LE AZIONI CROLLANO - Non si arresta il crollo in Borsa della Fiat. Dopo aver chiuso, nella giornata di ieri, con un meno 11,9% a quota 4,33 euro, i titoli del Lingotto continuano a sprofondare: a sei ore e mezza dall’apertura di Piazza Affari, le azioni del gruppo torinese hanno già perso un ulteriore 4,57% a 4,13 euro. Va ancora peggio per la Fiat Industrial. La società che raggruppa le attività nel settore di camion e trattori, nata dalla scissione del gruppo avvenuta ai primi di gennaio, ieri è crollata del 13% a 6,09 euro, mentre oggi ha già lasciato sul terreno il 6,49% a 5,69 euro. Negli ultimi sei mesi, i titoli delle due società hanno dunque perso, rispettivamente, più del 40% e del 44% del loro valore. E se a fine dicembre, dunque prima della scissione, le azioni Fiat valevano sui 15 euro, ora la somma delle due società non arriva a dieci euro. Una performance che ha colto di sorpresa molti analisti: soltanto il mese scorso, uno studio della prestigiosa banca d’affari Goldman Sachs scommetteva che le azioni della sola Fiat avrebbero raggiunto i 13 euro.

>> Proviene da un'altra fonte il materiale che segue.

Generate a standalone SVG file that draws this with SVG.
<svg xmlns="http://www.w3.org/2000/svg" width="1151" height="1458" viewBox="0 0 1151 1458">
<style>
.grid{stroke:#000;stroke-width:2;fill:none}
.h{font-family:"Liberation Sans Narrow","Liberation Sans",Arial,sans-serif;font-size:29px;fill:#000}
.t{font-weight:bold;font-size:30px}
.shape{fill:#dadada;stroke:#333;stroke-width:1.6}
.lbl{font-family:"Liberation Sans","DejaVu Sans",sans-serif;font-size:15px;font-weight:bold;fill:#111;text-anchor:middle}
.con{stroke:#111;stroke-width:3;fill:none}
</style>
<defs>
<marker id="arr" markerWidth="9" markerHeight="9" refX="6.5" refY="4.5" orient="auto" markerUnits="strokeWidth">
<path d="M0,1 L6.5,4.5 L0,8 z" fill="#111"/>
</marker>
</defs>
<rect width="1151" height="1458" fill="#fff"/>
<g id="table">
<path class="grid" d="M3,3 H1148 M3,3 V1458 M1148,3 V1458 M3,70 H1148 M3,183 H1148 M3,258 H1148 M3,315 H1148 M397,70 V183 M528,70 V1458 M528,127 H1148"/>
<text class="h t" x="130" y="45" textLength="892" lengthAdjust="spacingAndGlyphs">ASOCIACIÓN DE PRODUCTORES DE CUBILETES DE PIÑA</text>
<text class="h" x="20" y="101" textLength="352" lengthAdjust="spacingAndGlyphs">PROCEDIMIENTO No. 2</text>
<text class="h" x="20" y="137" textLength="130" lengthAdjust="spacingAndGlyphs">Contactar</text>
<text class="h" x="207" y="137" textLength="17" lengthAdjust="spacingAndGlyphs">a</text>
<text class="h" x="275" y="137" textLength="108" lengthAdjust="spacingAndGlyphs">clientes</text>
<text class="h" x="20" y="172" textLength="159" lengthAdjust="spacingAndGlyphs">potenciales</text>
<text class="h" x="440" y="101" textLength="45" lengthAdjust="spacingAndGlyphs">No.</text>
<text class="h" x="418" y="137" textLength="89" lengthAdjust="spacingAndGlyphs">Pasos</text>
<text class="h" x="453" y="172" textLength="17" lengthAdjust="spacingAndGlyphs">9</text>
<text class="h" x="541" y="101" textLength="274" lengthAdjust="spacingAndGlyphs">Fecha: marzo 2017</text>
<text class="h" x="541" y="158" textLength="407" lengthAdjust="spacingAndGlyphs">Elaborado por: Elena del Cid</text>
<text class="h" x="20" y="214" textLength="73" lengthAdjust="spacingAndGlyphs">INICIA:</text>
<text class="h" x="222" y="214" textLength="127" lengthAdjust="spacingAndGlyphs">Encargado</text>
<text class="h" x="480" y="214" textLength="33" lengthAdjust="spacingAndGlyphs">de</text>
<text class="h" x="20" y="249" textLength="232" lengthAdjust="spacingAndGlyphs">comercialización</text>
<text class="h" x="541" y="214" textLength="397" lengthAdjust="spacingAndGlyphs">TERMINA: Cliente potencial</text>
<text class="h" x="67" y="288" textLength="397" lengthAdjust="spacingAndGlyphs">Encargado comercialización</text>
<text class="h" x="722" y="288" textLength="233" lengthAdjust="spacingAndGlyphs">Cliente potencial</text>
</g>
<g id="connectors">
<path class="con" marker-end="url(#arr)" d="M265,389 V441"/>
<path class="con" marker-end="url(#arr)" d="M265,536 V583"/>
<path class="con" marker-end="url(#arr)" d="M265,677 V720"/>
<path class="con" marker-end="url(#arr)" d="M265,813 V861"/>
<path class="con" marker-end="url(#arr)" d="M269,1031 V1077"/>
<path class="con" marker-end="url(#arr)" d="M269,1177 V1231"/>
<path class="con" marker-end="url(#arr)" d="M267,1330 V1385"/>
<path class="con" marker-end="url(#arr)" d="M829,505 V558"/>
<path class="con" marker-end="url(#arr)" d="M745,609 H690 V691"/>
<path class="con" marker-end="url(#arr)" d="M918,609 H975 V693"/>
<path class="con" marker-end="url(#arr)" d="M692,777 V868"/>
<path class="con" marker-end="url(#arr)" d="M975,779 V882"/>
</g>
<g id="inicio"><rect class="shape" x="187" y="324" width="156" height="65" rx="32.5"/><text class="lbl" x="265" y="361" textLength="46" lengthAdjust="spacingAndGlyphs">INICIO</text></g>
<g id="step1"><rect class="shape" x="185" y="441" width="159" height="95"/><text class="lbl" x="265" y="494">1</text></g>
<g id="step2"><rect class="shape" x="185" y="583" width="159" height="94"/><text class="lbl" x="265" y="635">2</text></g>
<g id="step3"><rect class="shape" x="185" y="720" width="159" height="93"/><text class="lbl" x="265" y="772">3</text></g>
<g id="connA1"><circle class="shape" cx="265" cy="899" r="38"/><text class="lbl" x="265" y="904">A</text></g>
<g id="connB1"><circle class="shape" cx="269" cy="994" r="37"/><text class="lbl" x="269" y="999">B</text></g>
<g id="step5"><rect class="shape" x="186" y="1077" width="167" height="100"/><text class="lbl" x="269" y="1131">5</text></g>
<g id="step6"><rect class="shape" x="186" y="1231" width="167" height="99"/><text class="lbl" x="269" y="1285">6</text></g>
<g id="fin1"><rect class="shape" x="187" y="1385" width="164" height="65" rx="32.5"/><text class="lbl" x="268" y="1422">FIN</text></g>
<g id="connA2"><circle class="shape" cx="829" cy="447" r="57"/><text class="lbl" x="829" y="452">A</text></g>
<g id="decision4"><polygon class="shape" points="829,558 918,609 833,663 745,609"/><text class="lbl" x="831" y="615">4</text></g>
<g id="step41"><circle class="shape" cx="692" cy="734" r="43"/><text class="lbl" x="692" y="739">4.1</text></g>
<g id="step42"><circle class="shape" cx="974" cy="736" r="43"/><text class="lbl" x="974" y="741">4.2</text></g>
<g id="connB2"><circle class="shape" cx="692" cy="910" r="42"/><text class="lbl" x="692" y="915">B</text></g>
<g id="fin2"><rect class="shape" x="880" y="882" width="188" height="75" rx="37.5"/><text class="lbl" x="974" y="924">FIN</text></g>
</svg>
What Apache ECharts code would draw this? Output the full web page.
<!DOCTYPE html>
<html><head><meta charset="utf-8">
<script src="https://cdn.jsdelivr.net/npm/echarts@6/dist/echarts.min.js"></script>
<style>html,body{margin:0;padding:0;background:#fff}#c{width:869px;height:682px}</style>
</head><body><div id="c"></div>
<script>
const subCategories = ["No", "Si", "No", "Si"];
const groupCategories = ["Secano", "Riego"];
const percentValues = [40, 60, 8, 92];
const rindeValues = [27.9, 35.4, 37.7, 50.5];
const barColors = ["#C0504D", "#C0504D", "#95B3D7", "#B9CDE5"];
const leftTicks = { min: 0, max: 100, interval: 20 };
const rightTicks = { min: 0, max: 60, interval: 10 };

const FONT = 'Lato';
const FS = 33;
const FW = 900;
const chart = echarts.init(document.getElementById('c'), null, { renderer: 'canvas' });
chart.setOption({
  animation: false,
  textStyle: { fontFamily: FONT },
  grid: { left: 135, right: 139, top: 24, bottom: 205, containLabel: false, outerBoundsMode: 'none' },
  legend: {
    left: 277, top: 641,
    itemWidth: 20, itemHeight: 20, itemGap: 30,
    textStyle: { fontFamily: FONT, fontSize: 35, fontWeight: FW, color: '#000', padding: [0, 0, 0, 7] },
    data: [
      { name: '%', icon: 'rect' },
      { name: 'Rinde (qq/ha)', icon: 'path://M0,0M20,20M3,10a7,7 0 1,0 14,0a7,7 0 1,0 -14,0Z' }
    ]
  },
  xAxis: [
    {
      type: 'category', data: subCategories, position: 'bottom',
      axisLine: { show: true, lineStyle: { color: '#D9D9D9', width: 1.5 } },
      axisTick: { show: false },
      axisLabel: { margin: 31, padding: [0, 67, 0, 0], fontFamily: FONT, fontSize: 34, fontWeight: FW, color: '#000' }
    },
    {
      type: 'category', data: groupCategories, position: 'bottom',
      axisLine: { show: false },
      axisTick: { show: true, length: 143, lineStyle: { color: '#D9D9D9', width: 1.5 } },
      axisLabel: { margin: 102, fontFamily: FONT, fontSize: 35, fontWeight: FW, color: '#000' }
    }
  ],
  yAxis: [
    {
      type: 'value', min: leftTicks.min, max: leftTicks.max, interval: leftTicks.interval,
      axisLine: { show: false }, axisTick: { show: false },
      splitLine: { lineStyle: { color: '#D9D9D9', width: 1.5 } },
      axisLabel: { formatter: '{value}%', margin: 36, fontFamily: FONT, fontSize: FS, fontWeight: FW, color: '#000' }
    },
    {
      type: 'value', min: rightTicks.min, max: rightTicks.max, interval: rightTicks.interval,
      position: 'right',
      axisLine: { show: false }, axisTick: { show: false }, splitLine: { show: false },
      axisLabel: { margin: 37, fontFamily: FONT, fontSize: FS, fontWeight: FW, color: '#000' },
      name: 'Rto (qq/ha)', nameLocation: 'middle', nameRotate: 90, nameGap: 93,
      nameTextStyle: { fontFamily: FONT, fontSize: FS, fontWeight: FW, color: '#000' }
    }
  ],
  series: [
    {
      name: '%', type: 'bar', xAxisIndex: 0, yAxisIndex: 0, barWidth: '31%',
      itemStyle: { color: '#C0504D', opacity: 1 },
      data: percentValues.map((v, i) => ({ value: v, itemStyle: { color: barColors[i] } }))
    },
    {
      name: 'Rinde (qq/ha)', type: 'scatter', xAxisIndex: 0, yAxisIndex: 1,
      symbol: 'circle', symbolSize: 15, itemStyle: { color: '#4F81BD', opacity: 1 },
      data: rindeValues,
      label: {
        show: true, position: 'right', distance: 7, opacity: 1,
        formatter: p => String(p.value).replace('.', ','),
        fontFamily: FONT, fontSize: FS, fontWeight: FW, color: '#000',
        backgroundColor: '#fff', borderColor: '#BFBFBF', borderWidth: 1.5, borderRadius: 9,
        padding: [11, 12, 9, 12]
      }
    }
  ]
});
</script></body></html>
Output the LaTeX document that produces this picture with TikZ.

I FRONTI “CALDI” SONO MOLTI - A minare la fiducia degli investitori, le previsioni di vendita della 500 negli Stati Uniti: l’obiettivo prefissato di 50.000 unità entro fine anno è pressoché irraggiungibile, considerato che finora ne sono state immatricolate appena 8.500 (dati aggiornati a metà agosto). “Ci sono stati dei ritardi nell’allestimento della rete di distribuzione”, ha spiegato l’amministratore delegato Sergio Marchionne (nella foto in alto la concessionaria di Birmingham in Alabama). Tra i fronti caldi del gruppo, c’è pure un mercato emergente come l’India: la joint venture al 50% formata nel 2006 con la Tata Motors non ha dato i frutti sperati, poiché la domanda locale di veicoli a marchio Fiat è stata inferiore alle stime. Motivo per cui la casa indiana ha iniziato a chiedere di rivedere i termini dell’accordo.
CALO IN BRASILE? - Come se non bastasse, a pesare sulla solidità del Lingotto ci si è messo il (presunto) rallentamento delle vendite in Brasile dove, nelle prime due settimane di agosto, la Fiat sarebbe stata superata dalla Volkswagen come prima casa automobilistica del paese sudamericano. Non importa che si tratti di uno scarto di appena 270 vetture e che la leadership della casa italiana non sia in discussione, con oltre 36.700 veicoli venduti in più della rivale tedesca dal primo gennaio al 15 agosto. Le Borse, spesso e volentieri, si lasciano prendere dal panico. Certo è che la crisi economica in Europa e Stati Uniti non aiuta a rassicurare gli investitori, con la Borsa Italiana maglia nera del Vecchio Continente. All’orizzonte, lo spauracchio del pesante debito pubblico del nostro paese, che ha ormai raggiunto i 1.900 miliardi di euro, e lo spettro di una seconda recessione, dopo quella del 2008 legata alla crisi dei mutui “sub prime”. Una cosa è certa: in tempi di crisi, la prima spesa che una famiglia rinvia è quella per l’auto nuova. Naturale, quindi, che le case automobilistiche accusino il colpo. Soprattutto, una casa come la Fiat, la cui solidità finanziaria è appesantita da un debito che ha raggiunto i 6,2 miliardi di euro (sommando quello della Chrysler) e da un mercato europeo dell’auto che si prevede in calo per i prossimi due anni.
SI “SGONFIA” IL PORTAFOGLI DI MARCHIONNE - Il numero uno del Lingotto ha comunque una ragione in più per essere impensierito. Un motivo, per così dire, personale: sta andando in fumo la rendita delle sue stock option, che gli permettono di acquistare azioni della Fiat a un prezzo prefissato. Nel 2004 gli erano state assegnate stock option per 10,67 milioni di azioni a un prezzo unitario di 6,58 euro. Un valore che, a fine dicembre, gli avrebbe consentito d’incassare quasi 80 milioni, ma che adesso ne vale “appena” 29. Peggio ancora per quanto riguarda gli altri dieci milioni di titoli assegnatigli nel 2006 a 13,37 euro: con gli attuali chiari di luna, un eventuale vendita sarebbe in perdita.